Dataset content »

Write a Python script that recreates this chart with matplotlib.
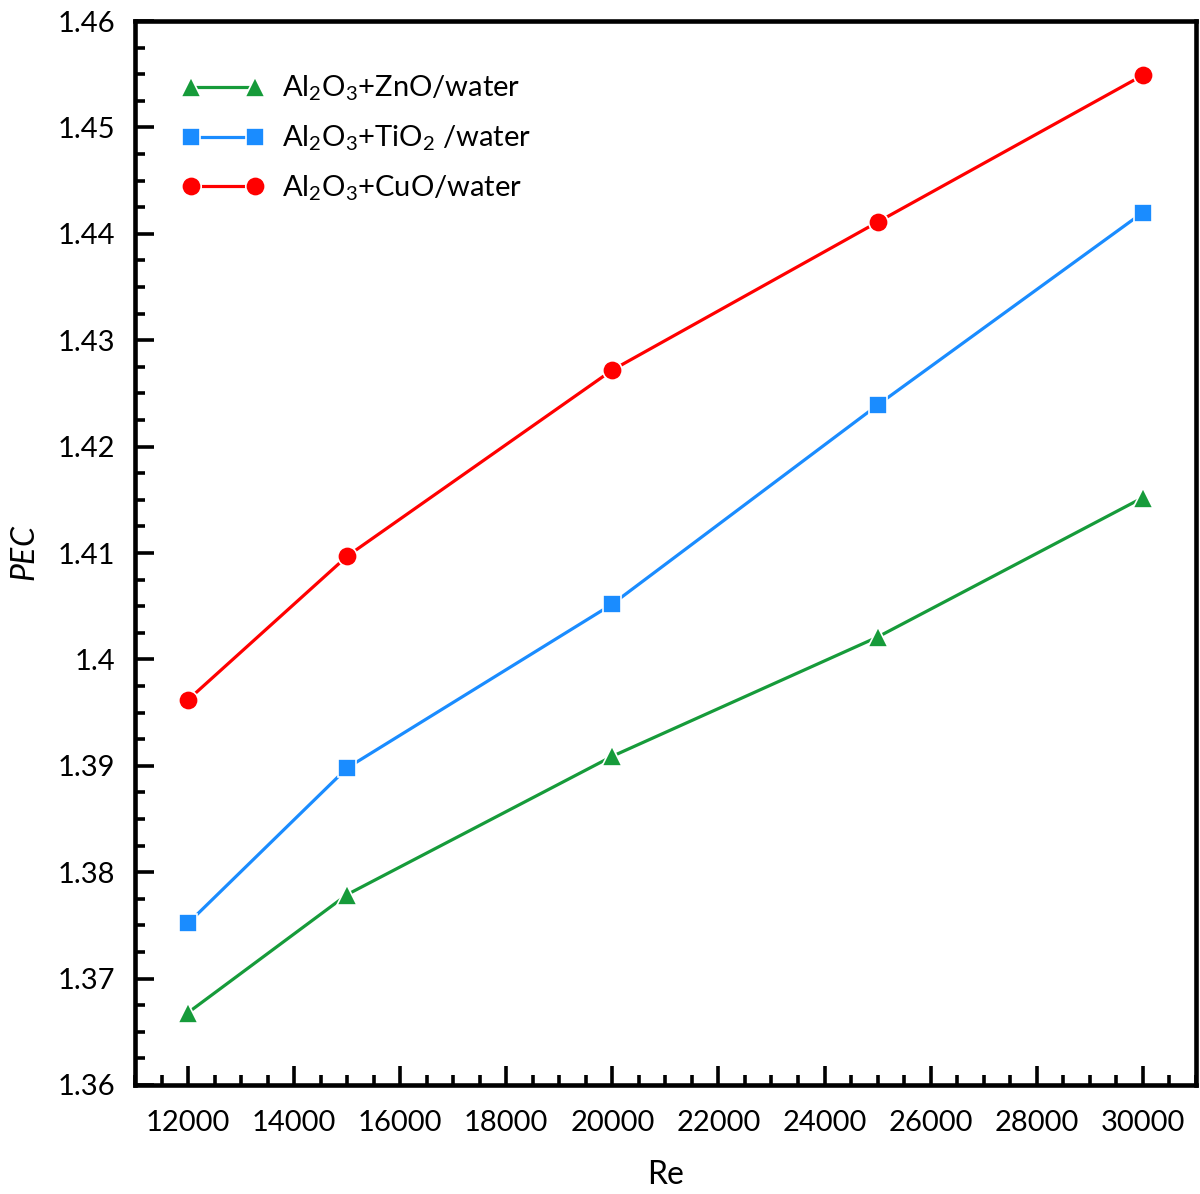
import matplotlib
matplotlib.use("Agg")
import matplotlib.pyplot as plt
from matplotlib.ticker import MultipleLocator

plt.rcParams['font.family'] = ['Lato', 'DejaVu Sans']
plt.rcParams['mathtext.fontset'] = 'custom'
plt.rcParams['mathtext.rm'] = 'Lato'
plt.rcParams['mathtext.it'] = 'Lato:italic'

# Data
re_values = [12000, 15000, 20000, 25000, 30000]
pec_zno = [1.3668, 1.3779, 1.3909, 1.4021, 1.4152]
pec_tio2 = [1.3752, 1.3898, 1.4052, 1.4239, 1.4420]
pec_cuo = [1.3962, 1.4097, 1.4272, 1.4411, 1.4549]

labels = ["Al$_2$O$_3$+ZnO/water",
          "Al$_2$O$_3$+TiO$_2$ /water",
          "Al$_2$O$_3$+CuO/water"]
colors = ["#169b3a", "#1a8cff", "#ff0000"]
markers = ["^", "s", "o"]

fig = plt.figure(figsize=(12, 11.94), dpi=100)
ax = fig.add_axes([0.1125, 0.0913, 0.884, 0.8911])

for ys, lab, c, m in zip([pec_zno, pec_tio2, pec_cuo], labels, colors, markers):
    ax.plot(re_values, ys, color=c, lw=2.3, marker=m, ms=14 if m != "s" else 13,
            mec="white", mew=1.2, label=lab)

ax.set_xlim(11000, 31000)
ax.set_ylim(1.36, 1.46)
ax.xaxis.set_major_locator(MultipleLocator(2000))
ax.xaxis.set_minor_locator(MultipleLocator(500))
ax.yaxis.set_major_locator(MultipleLocator(0.01))
ax.yaxis.set_minor_locator(MultipleLocator(0.0025))
ax.set_xticks(range(12000, 30001, 2000))
ax.set_yticks([1.36 + 0.01 * i for i in range(11)])
ax.set_yticklabels(["1.36", "1.37", "1.38", "1.39", "1.4", "1.41", "1.42",
                    "1.43", "1.44", "1.45", "1.46"])

for s in ax.spines.values():
    s.set_linewidth(3.3)
ax.tick_params(which="major", direction="in", length=14, width=2.6,
               labelsize=21, pad=14)
ax.tick_params(which="minor", direction="in", length=7.5, width=2.6)
ax.tick_params(axis="x", which="major", pad=18)

ax.set_xlabel("Re", fontsize=23, labelpad=17)
ax.set_ylabel("$PEC$", fontsize=23, labelpad=12)

ax.legend(loc="upper left", bbox_to_anchor=(0.02, 0.975), frameon=False,
          fontsize=21, numpoints=2, handlelength=2.8, handletextpad=0.6,
          labelspacing=0.7)

fig.savefig("out.png", dpi=100)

What you should do » Return only the lines running from the top of the data to the line that holds "from matplotlib.ticker import MultipleLocator". Include both of those lines, but skip the pictures.

Exercise solution »
Write a Python script that recreates this chart with matplotlib.
import matplotlib
matplotlib.use("Agg")
import matplotlib.pyplot as plt
from matplotlib.ticker import MultipleLocator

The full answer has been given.